Ein österreichischer Neo Noir, der in New York spielt, die Charaktere englisch sprechen und der - weil er in erster Linie über das Visuelle funktioniert - kaum in Worte zu fassen ist: Es ist schon ungewöhnlich, was Gerhard Fillei und Joachim Krenn über einen Zeitraum von zwölf Jahren gegen alle nur erdenklichen produktionstechnischen Widrigkeiten auf die Beine gestellt haben. Vier Jahre stand die Produktion von „South" still, zwischendurch verloren die beiden Filmemacher die Rechte an ihrem Debütfilm und jede Szene stellte eine neue finanzielle Herausforderung dar. Aber die Filmemacher gaben nicht auf und realisierten ihren Film, wobei „ihren" durchaus wörtlich zu nehmen ist: Nicht nur Regie und Drehbuch gehen auf ihr Konto, sie haben auch mitproduziert, geschnitten, ausgestattet, gecastet, zeichnen für das Szenenbild sowie die Bauten verantwortlich und traten als Lichttechniker beziehungsweise Lichtdouble in Erscheinung: In allen Bereichen der Produktion hatten die beiden Österreicher, denen man den Kinostart ihres Werks von Herzen gönnt, ihre Finger im Spiel. Herausgekommen ist dabei ein höchst eigenwilliger Film, der einen starken Sog auf den Betrachter ausübt und die unbeirrbare Leidenschaft der beiden Macher spüren lässt, letztlich aber nicht völlig überzeugt, da er zu sehr an der Oberfläche verhaftet bleibt und bisweilen ins Willkürliche abdriftet.

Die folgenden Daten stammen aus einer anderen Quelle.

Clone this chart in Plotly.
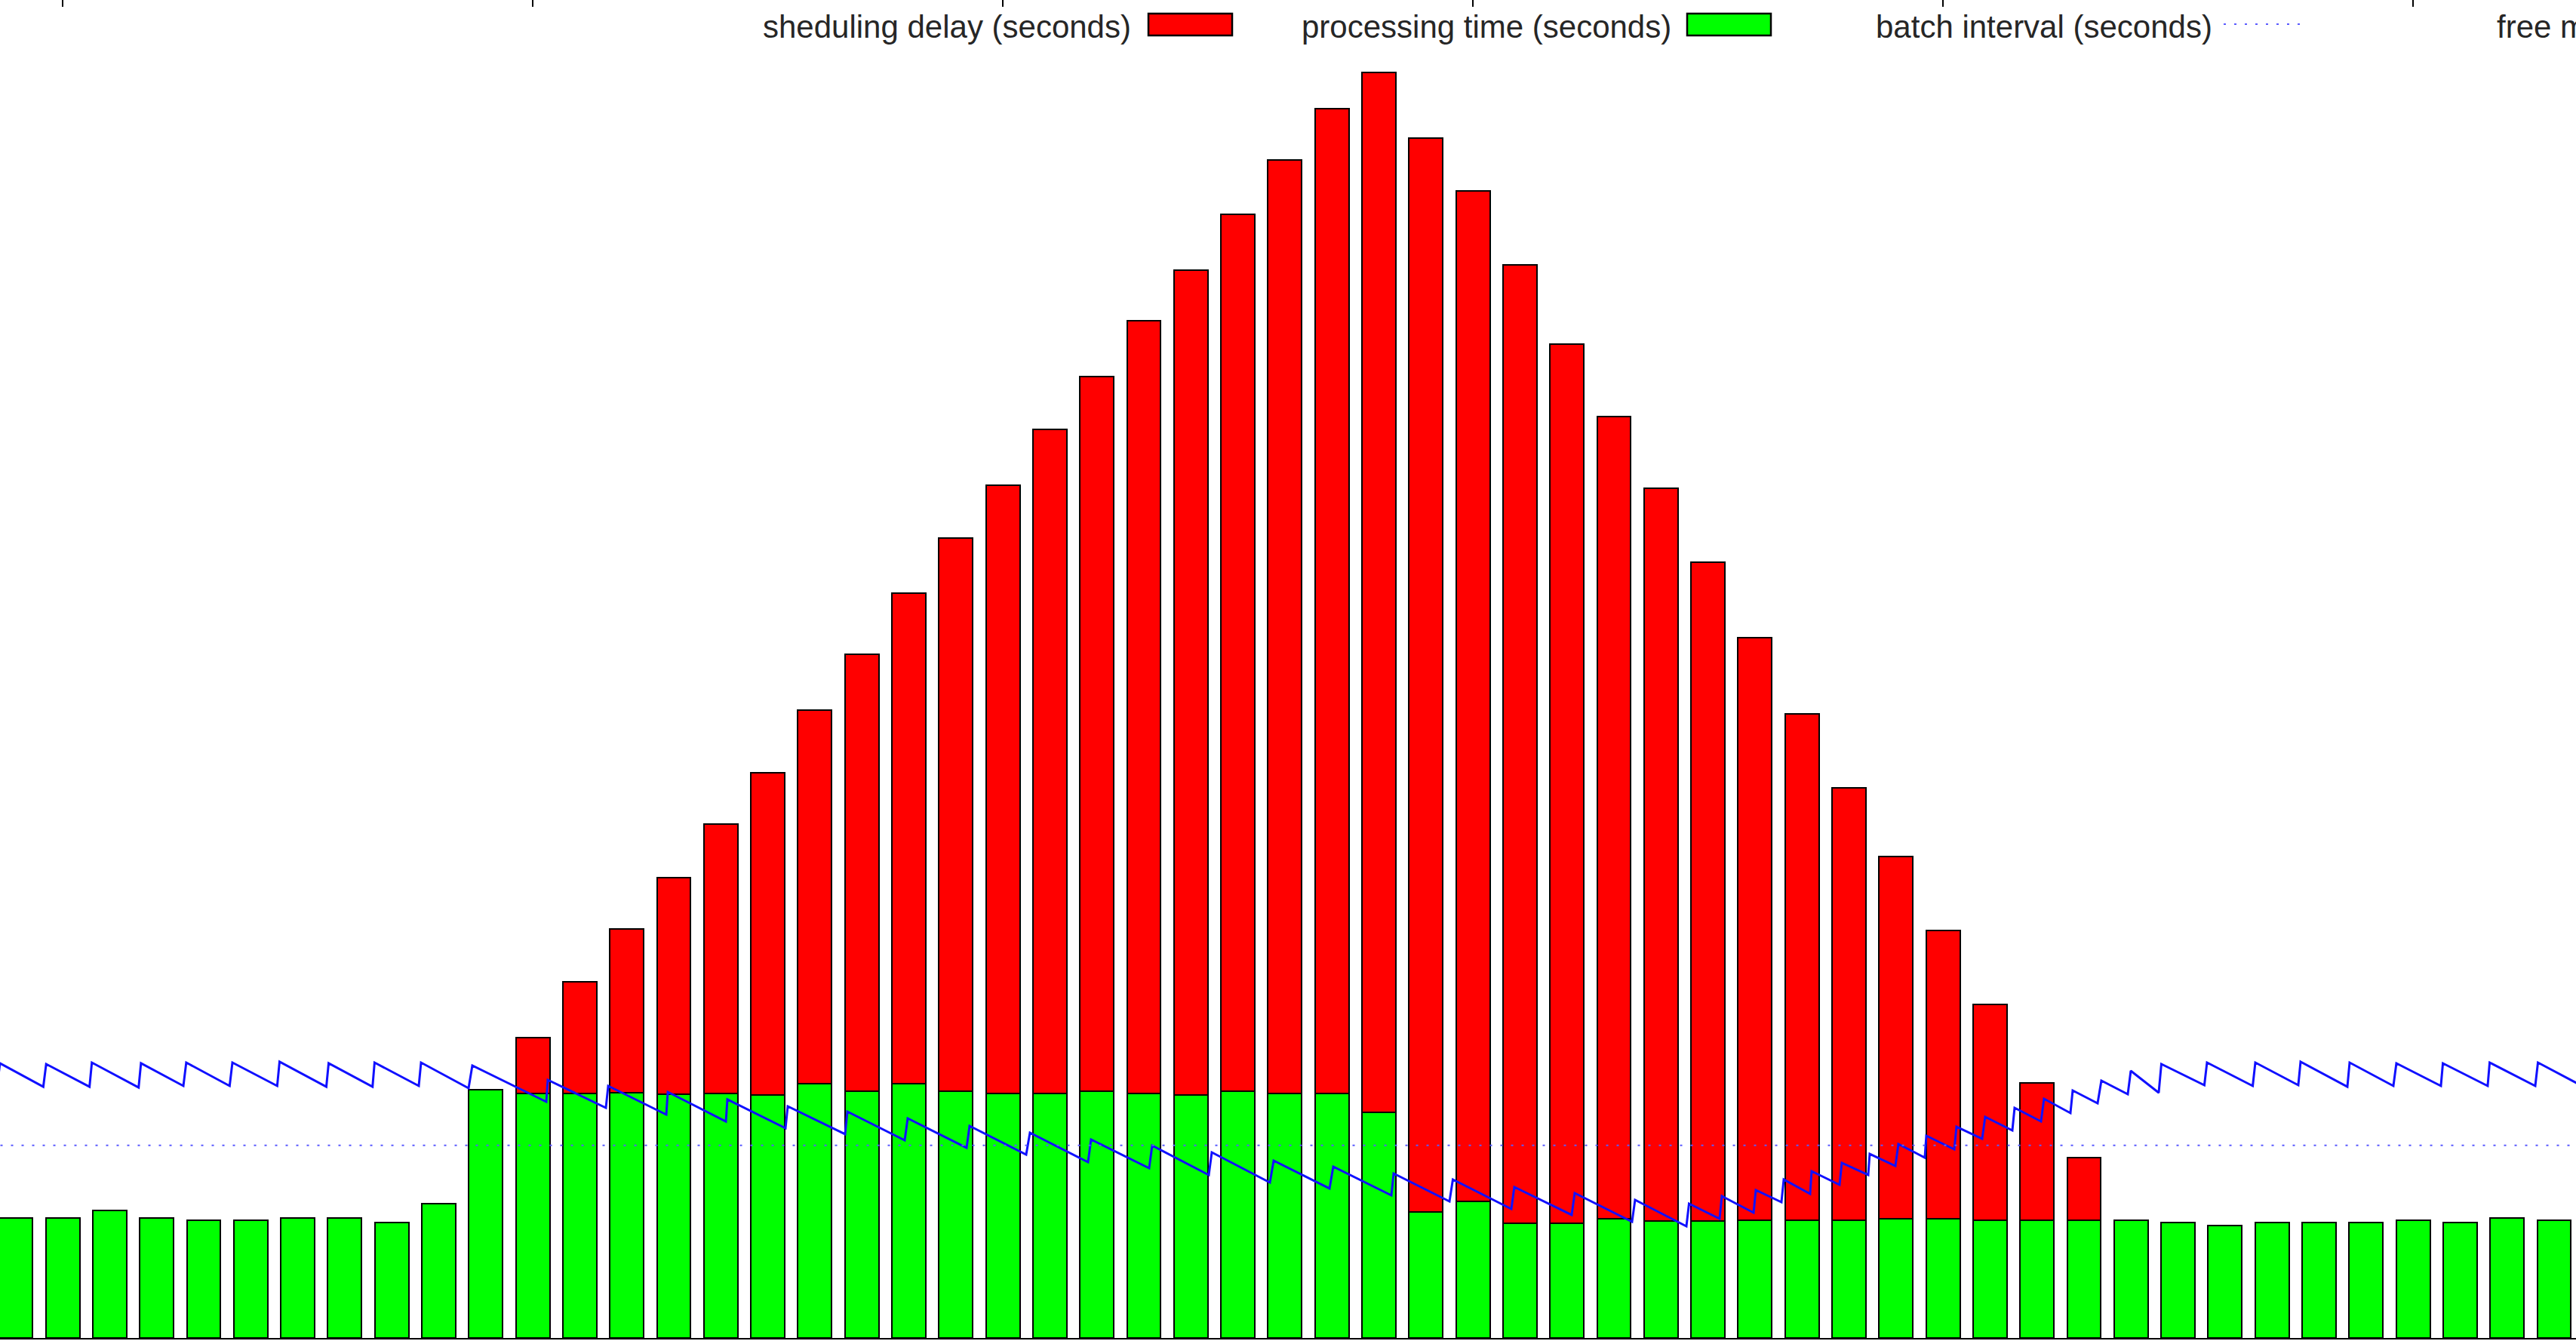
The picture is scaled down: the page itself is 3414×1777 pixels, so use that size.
import plotly.graph_objects as go

# ---- data -------------------------------------------------------------
# start time of every batch (seconds), one batch per second
batch_time = list(range(9, 64))

# processing time of each batch (seconds)
processing_time = [
    0.624, 0.624, 0.663, 0.624, 0.613, 0.611, 0.624, 0.624, 0.600, 0.696,
    1.290, 1.270, 1.270, 1.273, 1.264, 1.270, 1.261, 1.322, 1.283, 1.319,
    1.281, 1.270, 1.270, 1.281, 1.270, 1.260, 1.281, 1.270, 1.270, 1.172,
    0.656, 0.709, 0.595, 0.595, 0.621, 0.608, 0.608, 0.611, 0.611, 0.611,
    0.620, 0.620, 0.611, 0.611, 0.611, 0.611, 0.598, 0.585, 0.598, 0.598,
    0.598, 0.611, 0.598, 0.624, 0.611,
]

# scheduling delay of each batch (seconds)
scheduling_delay = [
    0, 0, 0, 0, 0, 0, 0, 0, 0, 0,
    0, 0.291, 0.581, 0.852, 1.125, 1.400, 1.674, 1.937, 2.266, 2.547,
    2.874, 3.159, 3.449, 3.710, 4.011, 4.286, 4.555, 4.848, 5.112, 5.398,
    5.573, 5.247, 4.977, 4.567, 4.165, 3.802, 3.419, 3.024, 2.631, 2.247,
    1.880, 1.496, 1.121, 0.715, 0.327, 0, 0, 0, 0, 0,
    0, 0, 0, 0, 0,
]

batch_interval = 1.0

# free memory samples (time in seconds, value in MB)
mem_time = [
    8.602, 8.666, 9.587, 9.648, 10.570, 10.620, 11.615, 11.665, 12.567, 12.628,
    13.551, 13.610, 14.563, 14.613, 15.608, 15.657, 16.591, 16.634, 17.575, 17.623,
    18.634, 18.714, 20.287, 20.319, 21.555, 21.604, 22.840, 22.872, 24.108, 24.140,
    25.376, 25.424, 26.644, 26.692, 27.912, 27.976, 29.228, 29.292, 30.496, 30.576,
    31.812, 31.876, 33.112, 33.177, 34.381, 34.445, 35.681, 35.761, 36.949, 37.029,
    38.265, 38.313, 39.501, 39.573, 40.817, 40.881, 42.101, 42.165, 43.385, 43.449,
    44.541, 44.597, 45.247, 45.295, 45.970, 46.018, 46.563, 46.612, 47.173, 47.205,
    47.799, 47.848, 48.409, 48.441, 48.987, 49.051, 49.613, 49.645, 50.239, 50.287,
    50.833, 50.897, 51.475, 51.523, 52.085, 52.149, 52.711, 52.759, 53.289, 53.369,
    53.931, 53.995, 54.589, 54.645, 55.560, 55.616, 56.589, 56.644, 57.558, 57.607,
    58.602, 58.650, 59.581, 59.645, 60.592, 60.634, 61.587, 61.629, 62.599, 62.656,
    63.594,
]
free_memory = [
    375.6, 410.6, 375.6, 409.5, 375.6, 411.7, 374.5, 410.6, 376.8, 411.7,
    376.8, 411.7, 376.8, 412.9, 375.6, 410.6, 375.6, 411.7, 376.8, 411.7,
    373.4, 407.2, 353.1, 385.8, 344.0, 376.8, 333.9, 367.7, 323.7, 356.5,
    313.6, 346.3, 304.6, 338.4, 295.5, 328.3, 284.3, 317.0, 274.1, 306.8,
    262.8, 296.7, 253.8, 287.6, 243.7, 277.5, 232.4, 265.1, 223.4, 256.1,
    213.2, 245.9, 204.2, 236.9, 192.9, 225.6, 183.9, 216.6, 173.7, 206.4,
    166.9, 200.8, 178.2, 212.1, 187.3, 221.1, 203.0, 236.9, 215.5, 249.3,
    229.0, 261.7, 243.7, 275.2, 257.2, 289.9, 269.6, 302.3, 282.0, 315.8,
    297.8, 330.5, 310.2, 344.0, 323.7, 357.6, 336.2, 370.0, 350.8, 384.7,
    364.4, 399.3, 366.6, 409.5, 377.9, 411.7, 376.8, 411.7, 377.9, 412.9,
    375.6, 411.7, 376.8, 410.6, 376.8, 410.6, 376.8, 411.7, 376.8, 411.7,
    376.8,
]

series_names = [
    "sheduling delay (seconds)",
    "processing time (seconds)",
    "batch interval (seconds)",
    "free memory (MB)",
]

# ---- figure -----------------------------------------------------------
W, H = 3414, 1777
MARGIN_B = 4
PLOT_H = H - MARGIN_B
X_RANGE = [8.666, 63.466]
Y_RANGE = [0, 6.947]
Y2_RANGE = [0, 2000]

BAR_LINE = dict(color="black", width=2.5)

fig = go.Figure()

fig.add_trace(go.Bar(
    x=batch_time, y=processing_time, name=series_names[1],
    width=0.72, marker=dict(color="#00ff00", line=BAR_LINE),
))
fig.add_trace(go.Bar(
    x=batch_time, y=scheduling_delay, name=series_names[0],
    width=0.72, marker=dict(color="#ff0000", line=BAR_LINE),
))
fig.add_trace(go.Scatter(
    x=[batch_time[0] - 1, batch_time[-1] + 1],
    y=[batch_interval, batch_interval],
    name=series_names[2], mode="lines", xaxis="x2",
    line=dict(color="rgb(90,90,255)", width=2, dash="3px,11px"),
))
fig.add_trace(go.Scatter(
    x=mem_time, y=free_memory, name=series_names[3], mode="lines",
    yaxis="y2", line=dict(color="#1010ff", width=3),
))


def px_x(p):
    return p / W


def px_y(p):
    return 1 - p / PLOT_H


# key along the top edge: text followed by its sample
FONT = dict(family="Liberation Sans, Arial, sans-serif", size=42, color="#262626")
text_mid = px_y(35.5)
annotations = [
    dict(text=series_names[0], x=px_x(1501), xanchor="right"),
    dict(text=series_names[1], x=px_x(2217), xanchor="right"),
    dict(text=series_names[2], x=px_x(2934), xanchor="right"),
    dict(text=series_names[3], x=px_x(3307), xanchor="left"),
]
for a in annotations:
    a.update(xref="paper", yref="paper", y=text_mid, yanchor="middle",
             showarrow=False, font=FONT)

shapes = [
    dict(type="rect", xref="paper", yref="paper",
         x0=px_x(1522), x1=px_x(1633), y0=px_y(47), y1=px_y(18),
         fillcolor="#ff0000", line=dict(color="black", width=2.5)),
    dict(type="rect", xref="paper", yref="paper",
         x0=px_x(2236), x1=px_x(2347), y0=px_y(47), y1=px_y(18),
         fillcolor="#00ff00", line=dict(color="black", width=2.5)),
    dict(type="line", xref="paper", yref="paper",
         x0=px_x(2947), x1=px_x(3054), y0=px_y(32), y1=px_y(32),
         line=dict(color="rgb(90,90,255)", width=2, dash="3px,11px")),
]

fig.update_layout(
    width=W, height=H,
    margin=dict(l=0, r=0, t=0, b=MARGIN_B, pad=0),
    paper_bgcolor="white", plot_bgcolor="white",
    barmode="stack", bargap=0, showlegend=False,
    annotations=annotations, shapes=shapes,
    xaxis=dict(range=X_RANGE, showgrid=False, zeroline=False,
               showticklabels=False, ticks="", showline=True,
               linecolor="black", linewidth=2),
    xaxis2=dict(range=X_RANGE, overlaying="x", side="top", showgrid=False,
                zeroline=False, showticklabels=False, showline=False,
                tickmode="array", tickvals=list(range(10, 70, 10)),
                ticks="inside", ticklen=9, tickwidth=2, tickcolor="black"),
    yaxis=dict(range=Y_RANGE, showgrid=False, zeroline=False,
               showticklabels=False, ticks="", showline=False),
    yaxis2=dict(range=Y2_RANGE, overlaying="y", side="right",
                showgrid=False, zeroline=False, showticklabels=False,
                ticks="", showline=False),
    font=FONT,
)

fig.write_html("out.html", config={"displayModeBar": False})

Bruce McGray (Matthew Mark Meyer) ist nach einem bewaffneten Bankraub, bei dem er verletzt wurde, auf der Flucht vor dem FBI. Über New York will er sich in Richtung Süden nach Mexiko absetzen. Verfolgt wird er dabei nicht nur von den Behörden, sondern auch von seiner eigenen mysteriösen Vergangenheit, die sich in einem Tagebuch manifestiert, das ihm eine Frau namens Maria (Jimena Hoyos) per Post zusandte. In New York führt ihn das Schicksal mit Dana (Claudia Vick) zusammen, die als Aushilfe für den Klavierhändler Mr. Davis (Sal Giorno) arbeitet...
Eine Inhaltsangabe zu „South" macht kaum Sinn. Zu sprunghaft und assoziativ ist die Erzählweise, zu vieles bleibt im Unklaren. Stattdessen lebt der Film, der zwischen Thriller und Liebesgeschichte, Road Movie und Experimentalfilm mäandert, von seiner Inszenierung. Teilweise mehrstimmige Off-Kommentare der Figuren, die in bester Film-Noir-Tradition stehen, und die stark stilisierten, mit Ausnahme zweier misslungener CGI-Effekte brillant fotografierten Schwarz-Weiß-Bilder verleihen „South" eine meditative Atmosphäre. Einzelne Sequenzen, wie jene, in der Bruce McGray bei seiner Ankunft in New York am Flughafen nur knapp seiner Festnahme entgeht, oder das spannende Finale am Bahnhof, bei dem die lose verknüpften Handlungsstränge mehr oder minder zusammenlaufen, stehen beinahe isoliert in der der elliptisch aufgebauten Dramaturgie des Films, die auch in der Musikvideo-ähnlichen Montage Widerhall findet. Das ist ein sympathisches Wesensmerkmal des Films, das ihm Eigenständigkeit und Charakter verleiht, aber zugleich auch der größte Schwachpunkt. Denn durch seine erzählerische Wirrnis, die der Betrachter nie ganz entschlüsseln kann, wirkt „South" an einigen Stellen beliebig und oberflächlich.
So sind es letztlich vor allem die atmosphärischen Bilder, die „South" sehenswert machen. Wie ein kinematographischer Stream of consciousness mit nur sporadisch gesetzten Kommas, Punkten und Ausrufungszeichen erscheint der Independent-Film. Die Figuren und deren Motivationen können durch die Bildhaftigkeit hindurch oft nur erahnt und gewissermaßen erfühlt werden, fügen sich aber nie zu einem kohärenten oder schlüssigen Bild. Es ist ohnehin eine Krux der Filmkritik, dass sie ein so komplexes mediales Konstrukt wie einen Film in die Schriftsprache überführen muss – bei einem so avantgardistischen und visuell geprägten Film wie „South" ist dieses Vorhaben kaum noch adäquat umsetzbar. Festgehalten werden kann dennoch, dass Fillei und Krenn in ihrem gegen alle Widrigkeiten realisierten und mutigen Debüt ein große Faszination für das Filmische erkennen lassen – eine Faszination, die den geneigten Betrachter ansteckt, aber nicht wirklich berührt.